Apparatus according to any preceding claim, wherein the reference device (46) comprises at least one rotatable element.
Apparatus according to claim 9, wherein the reference device (46) comprises a rotatable drum.
Apparatus according to any preceding claim further comprising guide means (20,22) for guiding a value sheet into at least partial contact with the reference surface (48) as the value sheet is moved past the optical sensor (16).
Apparatus according to claim 11, wherein the guide means (20,22) comprise one or more fixed guide surfaces.
Apparatus according to claims 11 or 12, wherein the guide means (20,22) comprises at least one guide of spaced filaments (24,32).
Apparatus according to claim 13, wherein the path of a said value sheet is defined by two screens (20,22) of filaments (24,32).
Apparatus according to any preceding claim, further comprising a second optical sensor (116) positioned downstream of the first optical sensor (16) for sensing the opposite face of a value sheet to the first optical sensor (16), and a second reference device (146) bearing a second reference surface (148) which can be sensed by the second optical sensor (116), the second reference device (146) being movable in the same manner as the first reference device (46).
Apparatus according to claim 13 or claim 14, wherein the portion of each filament (24,32) facing towards the path of a value sheet is tapered.
Apparatus according to claim 16, wherein the portion of each filament (24,32) facing towards the path of a value sheet is rounded.

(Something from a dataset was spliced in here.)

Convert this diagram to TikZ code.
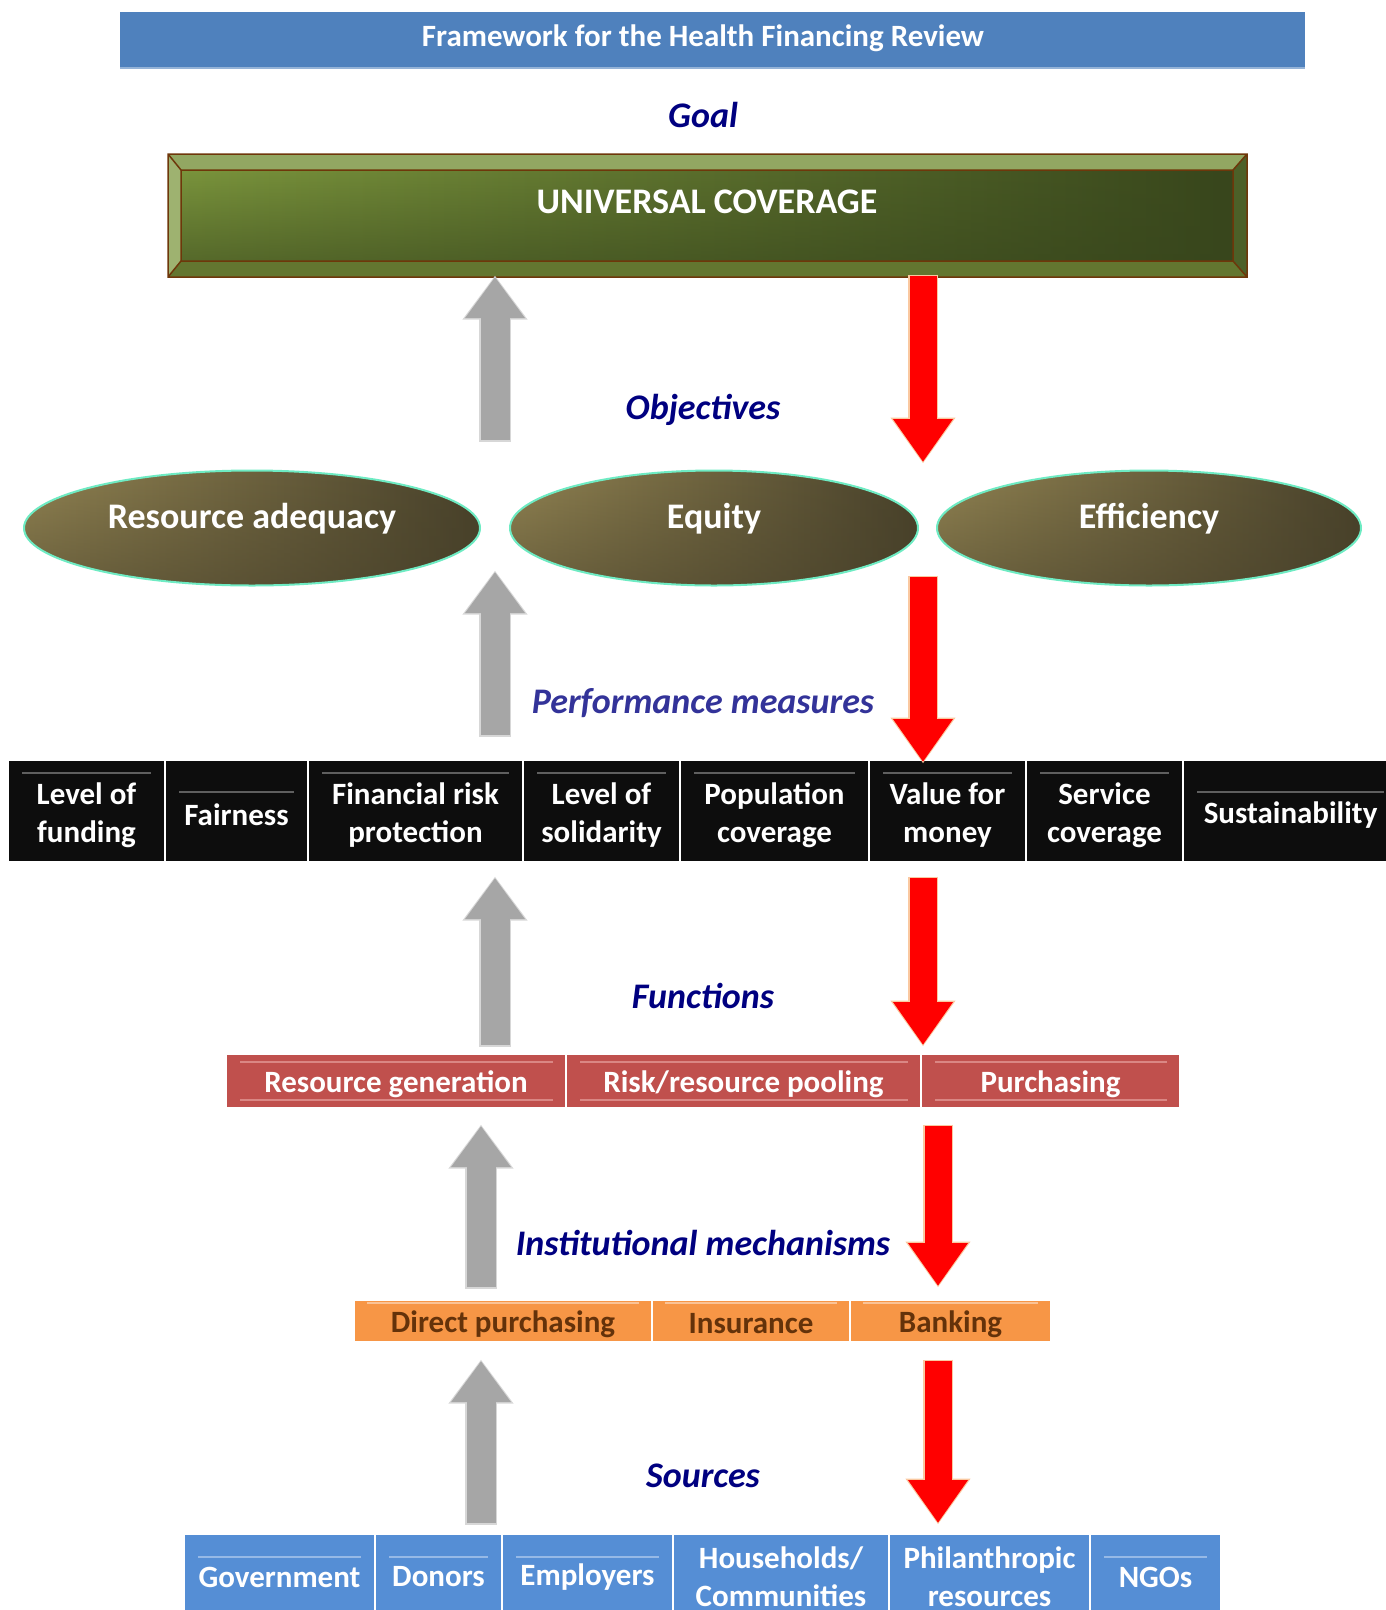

Apparatus according to any one of claims 13, 14, 16 or 17, further comprising at least one roller (46,54,64) projecting between the filaments, to contact a value sheet in the transportation path.
Apparatus according to claim 18, wherein the roller (46,54,64) comprises a drive roller for advancing the value sheet along the transportation path.
Apparatus according to claim 18 or 19, wherein the roller comprises a reference device (46) carrying the reference surface (48) for the optical sensor.
Apparatus according to any one of claims 18, 19 or 20, wherein the roller (46,54,64) comprises recesses (52,62,74) for receiving the filaments (24,32) of the guide (20,22).
Apparatus according to any one of claims 13, 14, 16, 17, 18, 19, 20 or 21, wherein each filament (24,32) comprises a wire.
Apparatus according to any preceding claim, further comprising means for cleaning at least a portion of the reference surface (46).
Apparatus according to claim 23, further comprising control means for determining when a cleaning operation is required, and for operating the means for cleaning the reference surface in response thereto.
Apparatus according to claim 24, wherein the control means determines that a cleaning operation is required when a measurement of the reference surface (48) by the optical sensor (16) fails to meet a predetermined threshold condition.
Apparatus according to any one of claims 23 to 25, wherein the means for cleaning comprises means (228) for bringing a cleaning surface (222) into contact with the reference surface, and means for causing relative movement between the reference surface (48) and the cleaning surface (222).
Apparatus according to claim 26, wherein the cleaning surface (222) is movable between an activated position in contact with the reference surface (48), and a non-activated position in which the cleaning surface (222) is removed from the reference surface (48).
Apparatus according to claim 26 or claim 27, further comprising a reservoir (224) for storing cleaning fluid, and means (226) for feeding cleaning fluid from the reservoir to the cleaning surface (222).
Apparatus according to any one of claims 26, 27 or 28, wherein the reference device (46) is movable to cause movement of the reference surface relative to the cleaning surface.
Apparatus according to claim 29, wherein the reference device (46) comprises a rotatable member.
Apparatus according to any of claims 23 to 30, wherein the means for cleaning comprises means for cleaning a portion of the reference surface (46) not exposed to the optical sensor at the time of cleaning.